* _Job_: Drop every picture, then transcribe the remaining data exactly.

* _Given records_:
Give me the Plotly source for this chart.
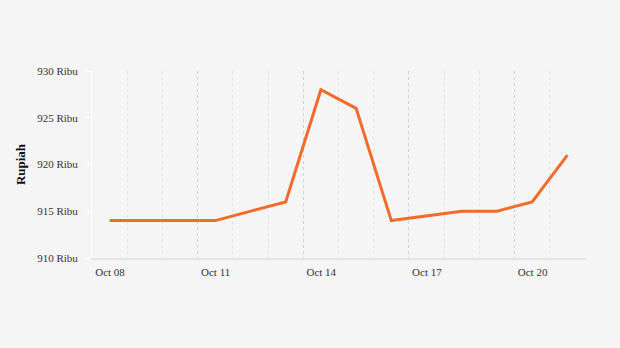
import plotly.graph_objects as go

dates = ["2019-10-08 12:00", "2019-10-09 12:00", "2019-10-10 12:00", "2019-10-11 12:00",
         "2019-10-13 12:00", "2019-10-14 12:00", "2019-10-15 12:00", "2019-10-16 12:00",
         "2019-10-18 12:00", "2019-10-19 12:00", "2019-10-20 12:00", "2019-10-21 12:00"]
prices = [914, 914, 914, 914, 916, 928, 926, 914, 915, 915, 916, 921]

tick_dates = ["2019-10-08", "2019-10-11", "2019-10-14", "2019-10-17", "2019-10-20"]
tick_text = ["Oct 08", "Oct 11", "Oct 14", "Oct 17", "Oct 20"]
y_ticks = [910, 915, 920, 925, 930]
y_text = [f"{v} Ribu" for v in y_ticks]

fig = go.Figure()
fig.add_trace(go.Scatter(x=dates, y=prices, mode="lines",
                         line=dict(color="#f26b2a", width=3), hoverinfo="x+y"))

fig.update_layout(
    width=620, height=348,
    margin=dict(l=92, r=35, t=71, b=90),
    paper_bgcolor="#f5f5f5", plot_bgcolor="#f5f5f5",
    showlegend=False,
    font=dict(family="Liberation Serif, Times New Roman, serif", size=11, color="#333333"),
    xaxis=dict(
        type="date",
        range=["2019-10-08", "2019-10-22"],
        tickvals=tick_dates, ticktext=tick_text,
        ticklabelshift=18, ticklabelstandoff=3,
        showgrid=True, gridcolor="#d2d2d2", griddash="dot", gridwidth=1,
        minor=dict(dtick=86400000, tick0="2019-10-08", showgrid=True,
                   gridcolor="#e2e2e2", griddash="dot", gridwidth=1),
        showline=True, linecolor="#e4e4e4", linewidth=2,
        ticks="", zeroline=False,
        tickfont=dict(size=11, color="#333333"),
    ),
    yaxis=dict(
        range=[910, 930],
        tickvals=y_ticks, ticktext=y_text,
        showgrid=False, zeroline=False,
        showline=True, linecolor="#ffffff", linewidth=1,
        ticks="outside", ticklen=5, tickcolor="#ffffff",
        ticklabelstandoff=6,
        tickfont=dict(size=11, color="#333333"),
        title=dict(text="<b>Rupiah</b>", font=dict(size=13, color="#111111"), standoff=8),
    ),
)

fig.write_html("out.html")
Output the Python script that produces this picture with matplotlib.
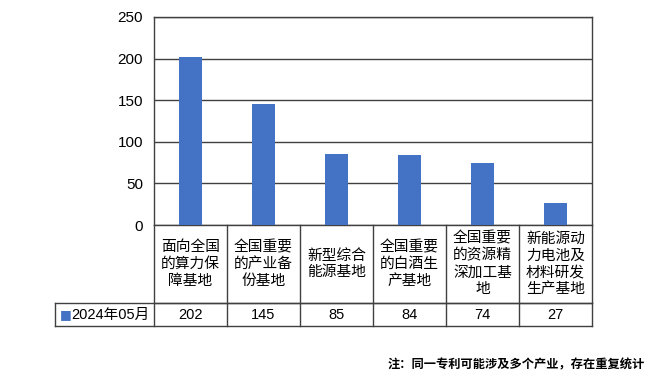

* _Worked answer_:
Give me the Plotly source for this chart.
import plotly.graph_objects as go

dates = ["2019-10-08 12:00", "2019-10-09 12:00", "2019-10-10 12:00", "2019-10-11 12:00",
         "2019-10-13 12:00", "2019-10-14 12:00", "2019-10-15 12:00", "2019-10-16 12:00",
         "2019-10-18 12:00", "2019-10-19 12:00", "2019-10-20 12:00", "2019-10-21 12:00"]
prices = [914, 914, 914, 914, 916, 928, 926, 914, 915, 915, 916, 921]

tick_dates = ["2019-10-08", "2019-10-11", "2019-10-14", "2019-10-17", "2019-10-20"]
tick_text = ["Oct 08", "Oct 11", "Oct 14", "Oct 17", "Oct 20"]
y_ticks = [910, 915, 920, 925, 930]
y_text = [f"{v} Ribu" for v in y_ticks]

fig = go.Figure()
fig.add_trace(go.Scatter(x=dates, y=prices, mode="lines",
                         line=dict(color="#f26b2a", width=3), hoverinfo="x+y"))

fig.update_layout(
    width=620, height=348,
    margin=dict(l=92, r=35, t=71, b=90),
    paper_bgcolor="#f5f5f5", plot_bgcolor="#f5f5f5",
    showlegend=False,
    font=dict(family="Liberation Serif, Times New Roman, serif", size=11, color="#333333"),
    xaxis=dict(
        type="date",
        range=["2019-10-08", "2019-10-22"],
        tickvals=tick_dates, ticktext=tick_text,
        ticklabelshift=18, ticklabelstandoff=3,
        showgrid=True, gridcolor="#d2d2d2", griddash="dot", gridwidth=1,
        minor=dict(dtick=86400000, tick0="2019-10-08", showgrid=True,
                   gridcolor="#e2e2e2", griddash="dot", gridwidth=1),
        showline=True, linecolor="#e4e4e4", linewidth=2,
        ticks="", zeroline=False,
        tickfont=dict(size=11, color="#333333"),
    ),
    yaxis=dict(
        range=[910, 930],
        tickvals=y_ticks, ticktext=y_text,
        showgrid=False, zeroline=False,
        showline=True, linecolor="#ffffff", linewidth=1,
        ticks="outside", ticklen=5, tickcolor="#ffffff",
        ticklabelstandoff=6,
        tickfont=dict(size=11, color="#333333"),
        title=dict(text="<b>Rupiah</b>", font=dict(size=13, color="#111111"), standoff=8),
    ),
)

fig.write_html("out.html")
Output the Python script that produces this picture with matplotlib.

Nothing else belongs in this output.